• **WHAT TO WORK ON**: Copy the data exactly as it appears, and do not include any pictures.

****************

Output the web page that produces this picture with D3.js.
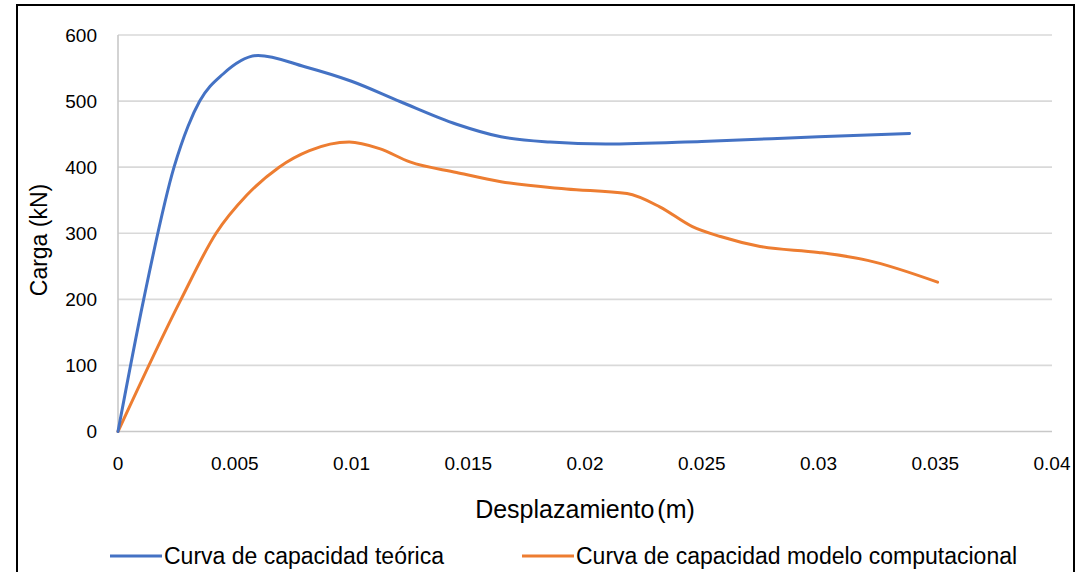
<!DOCTYPE html>
<html>
<head>
    <meta charset="utf-8">
    <script src="https://d3js.org/d3.v7.min.js"></script>
    <style>
        body { margin: 0; background: #fff; }
        text { font-family: "Liberation Sans", Arial, sans-serif; fill: #000; }
    </style>
</head>
<body>
<div id="chart"></div>
<script>
// data (desplazamiento m, carga kN)
var teoricaX = [0, 0.0011, 0.0024, 0.003, 0.0035, 0.0045, 0.006, 0.008, 0.01, 0.0121, 0.0145, 0.0164, 0.0185, 0.0209, 0.025, 0.03, 0.0339];
var teoricaY = [0, 200, 400, 462, 500, 541, 569, 552, 530, 499, 465, 446, 438, 435, 439, 446, 451];

var modeloX = [0, 0.0027, 0.0042, 0.0055, 0.0069, 0.0082, 0.0099, 0.0112, 0.0125, 0.0145, 0.0164, 0.0192, 0.0218, 0.0232, 0.0246, 0.0258, 0.0275, 0.03, 0.0321, 0.0351];
var modeloY = [0, 200, 300, 357, 400, 425, 438, 428, 408, 392, 378, 367, 360, 340, 310, 295, 280, 271, 259, 226];

var xTicks = [0, 0.005, 0.01, 0.015, 0.02, 0.025, 0.03, 0.035, 0.04];
var yTicks = [0, 100, 200, 300, 400, 500, 600];

var seriesNames = ["Curva de capacidad teórica", "Curva de capacidad modelo computacional"];
var seriesColors = ["#4472C4", "#ED7D31"];

var width = 1084, height = 572;

var svg = d3.select("#chart").append("svg")
    .attr("width", width)
    .attr("height", height);

// outer frame
svg.append("rect")
    .attr("x", 17).attr("y", 5)
    .attr("width", 1057).attr("height", 600)
    .attr("fill", "none")
    .attr("stroke", "#000")
    .attr("stroke-width", 2);

var x = d3.scaleLinear().domain([0, 0.04]).range([118, 1052]);
var y = d3.scaleLinear().domain([0, 600]).range([431.5, 35]);

// gridlines
svg.append("g")
    .selectAll("line")
    .data(yTicks)
    .enter()
    .append("line")
    .attr("x1", x(0)).attr("x2", x(0.04))
    .attr("y1", d => y(d)).attr("y2", d => y(d))
    .style("stroke", d => d === 0 ? "#c8c8c8" : "#d9d9d9")
    .style("stroke-width", 1.6);

// left axis line
svg.append("line")
    .attr("x1", x(0)).attr("x2", x(0))
    .attr("y1", y(0)).attr("y2", y(600))
    .style("stroke", "#c8c8c8")
    .style("stroke-width", 1.6);

// y tick labels
svg.append("g")
    .selectAll("text")
    .data(yTicks)
    .enter()
    .append("text")
    .attr("x", 97)
    .attr("y", d => y(d))
    .attr("dy", "0.35em")
    .attr("text-anchor", "end")
    .style("font-size", "19px")
    .text(d => d);

// x tick labels
svg.append("g")
    .selectAll("text")
    .data(xTicks)
    .enter()
    .append("text")
    .attr("x", d => x(d))
    .attr("y", 463)
    .attr("dy", "0.35em")
    .attr("text-anchor", "middle")
    .style("font-size", "19px")
    .text(d => d === 0 ? "0" : String(+d.toFixed(3)));

// axis titles
svg.append("text")
    .attr("transform", "translate(47,240) rotate(-90)")
    .attr("text-anchor", "middle")
    .style("font-size", "23px")
    .text("Carga (kN)");

svg.append("text")
    .attr("x", 585)
    .attr("y", 509)
    .attr("dy", "0.35em")
    .attr("text-anchor", "middle")
    .style("font-size", "25px")
    .style("word-spacing", "-4px")
    .text("Desplazamiento (m)");

// curves (smoothed like the spreadsheet)
var line = d3.line()
    .x(d => x(d[0]))
    .y(d => y(d[1]))
    .curve(d3.curveMonotoneX);

var teorica = teoricaX.map((v, i) => [v, teoricaY[i]]);
var modelo = modeloX.map((v, i) => [v, modeloY[i]]);

svg.append("path")
    .datum(modelo)
    .attr("d", line)
    .attr("fill", "none")
    .attr("stroke", seriesColors[1])
    .attr("stroke-width", 3)
    .attr("stroke-linecap", "round");

svg.append("path")
    .datum(teorica)
    .attr("d", line)
    .attr("fill", "none")
    .attr("stroke", seriesColors[0])
    .attr("stroke-width", 3)
    .attr("stroke-linecap", "round");

// legend
var legendX = [110, 522];
var legend = svg.append("g")
    .selectAll("g")
    .data(seriesNames)
    .enter()
    .append("g")
    .attr("transform", (d, i) => "translate(" + legendX[i] + ",556)");

legend.append("line")
    .attr("x1", 0).attr("x2", 52)
    .attr("y1", 0).attr("y2", 0)
    .attr("stroke", (d, i) => seriesColors[i])
    .attr("stroke-width", 3);

legend.append("text")
    .attr("x", 54)
    .attr("y", 0)
    .attr("dy", "0.35em")
    .style("font-size", "23px")
    .text(d => d);
</script>
</body>
</html>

****************

• **FINISHED TASK**:
Output the web page that produces this picture with D3.js.
<!DOCTYPE html>
<html>
<head>
    <meta charset="utf-8">
    <script src="https://d3js.org/d3.v7.min.js"></script>
    <style>
        body { margin: 0; background: #fff; }
        text { font-family: "Liberation Sans", Arial, sans-serif; fill: #000; }
    </style>
</head>
<body>
<div id="chart"></div>
<script>
// data (desplazamiento m, carga kN)
var teoricaX = [0, 0.0011, 0.0024, 0.003, 0.0035, 0.0045, 0.006, 0.008, 0.01, 0.0121, 0.0145, 0.0164, 0.0185, 0.0209, 0.025, 0.03, 0.0339];
var teoricaY = [0, 200, 400, 462, 500, 541, 569, 552, 530, 499, 465, 446, 438, 435, 439, 446, 451];

var modeloX = [0, 0.0027, 0.0042, 0.0055, 0.0069, 0.0082, 0.0099, 0.0112, 0.0125, 0.0145, 0.0164, 0.0192, 0.0218, 0.0232, 0.0246, 0.0258, 0.0275, 0.03, 0.0321, 0.0351];
var modeloY = [0, 200, 300, 357, 400, 425, 438, 428, 408, 392, 378, 367, 360, 340, 310, 295, 280, 271, 259, 226];

var xTicks = [0, 0.005, 0.01, 0.015, 0.02, 0.025, 0.03, 0.035, 0.04];
var yTicks = [0, 100, 200, 300, 400, 500, 600];

var seriesNames = ["Curva de capacidad teórica", "Curva de capacidad modelo computacional"];
var seriesColors = ["#4472C4", "#ED7D31"];

var width = 1084, height = 572;

var svg = d3.select("#chart").append("svg")
    .attr("width", width)
    .attr("height", height);

// outer frame
svg.append("rect")
    .attr("x", 17).attr("y", 5)
    .attr("width", 1057).attr("height", 600)
    .attr("fill", "none")
    .attr("stroke", "#000")
    .attr("stroke-width", 2);

var x = d3.scaleLinear().domain([0, 0.04]).range([118, 1052]);
var y = d3.scaleLinear().domain([0, 600]).range([431.5, 35]);

// gridlines
svg.append("g")
    .selectAll("line")
    .data(yTicks)
    .enter()
    .append("line")
    .attr("x1", x(0)).attr("x2", x(0.04))
    .attr("y1", d => y(d)).attr("y2", d => y(d))
    .style("stroke", d => d === 0 ? "#c8c8c8" : "#d9d9d9")
    .style("stroke-width", 1.6);

// left axis line
svg.append("line")
    .attr("x1", x(0)).attr("x2", x(0))
    .attr("y1", y(0)).attr("y2", y(600))
    .style("stroke", "#c8c8c8")
    .style("stroke-width", 1.6);

// y tick labels
svg.append("g")
    .selectAll("text")
    .data(yTicks)
    .enter()
    .append("text")
    .attr("x", 97)
    .attr("y", d => y(d))
    .attr("dy", "0.35em")
    .attr("text-anchor", "end")
    .style("font-size", "19px")
    .text(d => d);

// x tick labels
svg.append("g")
    .selectAll("text")
    .data(xTicks)
    .enter()
    .append("text")
    .attr("x", d => x(d))
    .attr("y", 463)
    .attr("dy", "0.35em")
    .attr("text-anchor", "middle")
    .style("font-size", "19px")
    .text(d => d === 0 ? "0" : String(+d.toFixed(3)));

// axis titles
svg.append("text")
    .attr("transform", "translate(47,240) rotate(-90)")
    .attr("text-anchor", "middle")
    .style("font-size", "23px")
    .text("Carga (kN)");

svg.append("text")
    .attr("x", 585)
    .attr("y", 509)
    .attr("dy", "0.35em")
    .attr("text-anchor", "middle")
    .style("font-size", "25px")
    .style("word-spacing", "-4px")
    .text("Desplazamiento (m)");

// curves (smoothed like the spreadsheet)
var line = d3.line()
    .x(d => x(d[0]))
    .y(d => y(d[1]))
    .curve(d3.curveMonotoneX);

var teorica = teoricaX.map((v, i) => [v, teoricaY[i]]);
var modelo = modeloX.map((v, i) => [v, modeloY[i]]);

svg.append("path")
    .datum(modelo)
    .attr("d", line)
    .attr("fill", "none")
    .attr("stroke", seriesColors[1])
    .attr("stroke-width", 3)
    .attr("stroke-linecap", "round");

svg.append("path")
    .datum(teorica)
    .attr("d", line)
    .attr("fill", "none")
    .attr("stroke", seriesColors[0])
    .attr("stroke-width", 3)
    .attr("stroke-linecap", "round");

// legend
var legendX = [110, 522];
var legend = svg.append("g")
    .selectAll("g")
    .data(seriesNames)
    .enter()
    .append("g")
    .attr("transform", (d, i) => "translate(" + legendX[i] + ",556)");

legend.append("line")
    .attr("x1", 0).attr("x2", 52)
    .attr("y1", 0).attr("y2", 0)
    .attr("stroke", (d, i) => seriesColors[i])
    .attr("stroke-width", 3);

legend.append("text")
    .attr("x", 54)
    .attr("y", 0)
    .attr("dy", "0.35em")
    .style("font-size", "23px")
    .text(d => d);
</script>
</body>
</html>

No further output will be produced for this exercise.